Anthony Van Engelen: A Brief History

Good slappy spots are hard to come buy, unless you're Anthony Van Engelen. Alien Workshop, 2012.

Good slappy spots are hard to come buy, unless you're Anthony Van Engelen. Alien Workshop, 2012.

Anthony Van Engelen stands out among professional skateboarders, and for good reason.
He's known for having amazing switch control and bringing a powerful approach to technical skateboarding, and despite some short disappearances along the way he's given us more to look at than most pros of his generation.

Here's a quick rundown of AVE's time spent skating in front of a camera:  

411 Best of 5 Rookies - 411, 1998

Right out of the gate, Van Engelen is skating switch and hauling ass. He's wearing lots of windpants in this part, which were ever so popular during the this era. Two aspects of AVE's skating that he'll utilize for the rest of his career are visible in this part: picnic tables and switch frontside crooked grinds. Also, it's worth noting that the UCLA curved ledge has been his property since day one. See above for proof.

Feedback - Transworld, 1999

AVE is still in swish pants, and Dill has a gross ass goatee. From this point on we knew that Dill and AVE were a package deal. Van Engelen's backside 50-50 on the kinked rail was a big fucking deal at the time, and it's still nice to look at. It's in this part (although the intro is longer than the actual part) that we see just how good AVE can make nollie flips look. 


Photosynthesis - Alien Workshop 2000

This is the part that really put AVE on the map.  He skated differently than most during this era, going for bigger than industry standard tricks switch and not being overly flip-trick oriented, all executed with a rawness that few popular skaters exhibited at the time. An illustrated example of this occurs during his line at Love Park. It's obvious that he's hauling ass in that line, in contrast to the the mellow and calculated pace usually used when skating Love.

Sidenote: It's weird to see someone skating so fast in bulky-ass DCs. Another trend of the era that's more clearly visible with our eyes adjusted to 2015. 

Chomp on This, 2002
AVE's footage in this video captures him during a transitional phase. We see his efforts to abandon the switch mongo push, and his longer hair foreshadows his stylistic choices of the near future. This part contains Van Engelen's first documented and possibly best switch 360 flip, a trick that has since become an AVE staple. 

Mosaic - Habitat, 2003

While not a full part, AVE's skating in the AWS section of Mosaic is notable for a couple reasons. We get our first look at hesh-tech AVE, having replaced his windpants for frayed Dickies. Additionally, his switch flip at 0:53 is the pinnacle of style. 

The DC Video - DC Shoes, 2003

It's easy to think about the late 90's-early 200's in skateboarding and think of it as time appears when everyone just wore baggy gear and New Eras, which is mostly true.
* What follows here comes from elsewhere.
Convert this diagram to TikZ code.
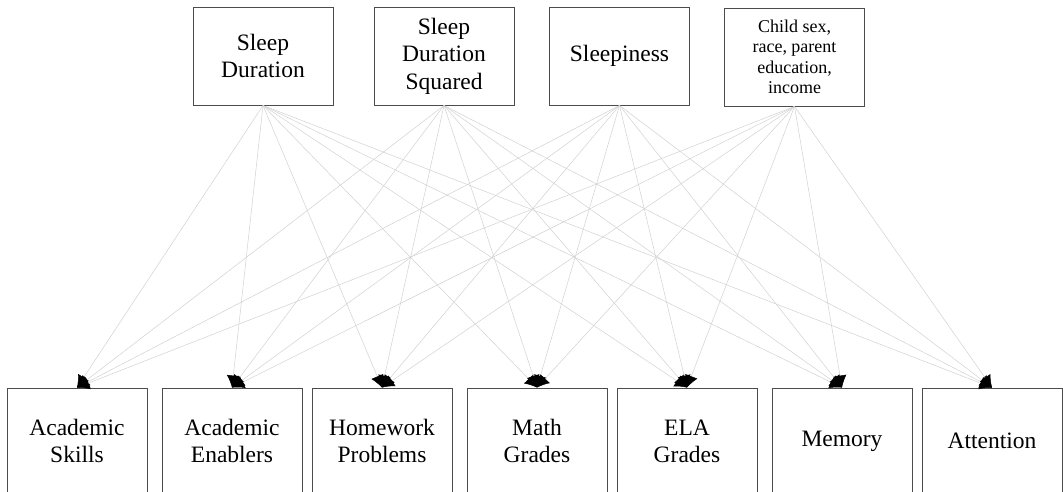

However it's important to remember that certain skaters put their own spin on that standard kit, AVE being one of the more notable examples. Sure, his pants were baggy and his brims were flat, but his longer hair, and tattered pants and rock t-shirts made him stand out as more rock n' roll inclined than most. His music selection didn't hurt, either.

It wasn't just aesthetic choices that made this part particuarly rock n' roll, the skating had a lot to do with it. For example, AVE's tendency to grind way longer than normal (see the switch b/s 5-0 @ 2:20 for example) gave this part a distinct edge. Also, the bike rack line @ 3:00 is punk as fuck, foreshadowing the current trend of skating bike racks by 10+ years. 


MindfieldAlien Workshop, 2009

This part was way better than what we needed to see from AVE in 2009. He'd been pro for over 10 years and had every right to tone it down a notch. Yet he did the exact opposite, giving us a more ripping version of what we'd seen in previous Van Engelen parts.

It's here in Mindfield that we see Ave seamlessly merge the technical skating that was popular when he first went pro with the hesh tendencies in his heart. This part fully delivers on the skater we were promised more of in Photosynthesis, showing he could do what his contemporaries at Lakai were doing with a little more dirty white boy style. 

Also, w
e'd like to think that it was this part that brought pole jams back into fashion. 


The Cinematographer Project - Transworld, 2012 

We're not going to make a "We'd rather watch AVE push than..." comparison, but just note how good his push is at the beginning of the AWS section. Although his efforts in this part are limited, it's important to note that Van Engelen shows no signs of slowing down in this part, which can now be looked at as a glimpse of how hard the Sovereign Sect crushed it in its last few years as a company. It's worth noting that Van Engelen and the Alien Workshop crew skate picnic tables in a way that's prescient of how they'd be skated in Cherry two years later.

It's always exciting to see new AVE footage. He tends to shy away from putting out tricks via social media in favor of more standard video parts. While this means we don't get to see him as often as we'd like, his recent involvement in Fucking Awesome / Hockey and a rumors of a Vans video likely mean there's more to come in the near future.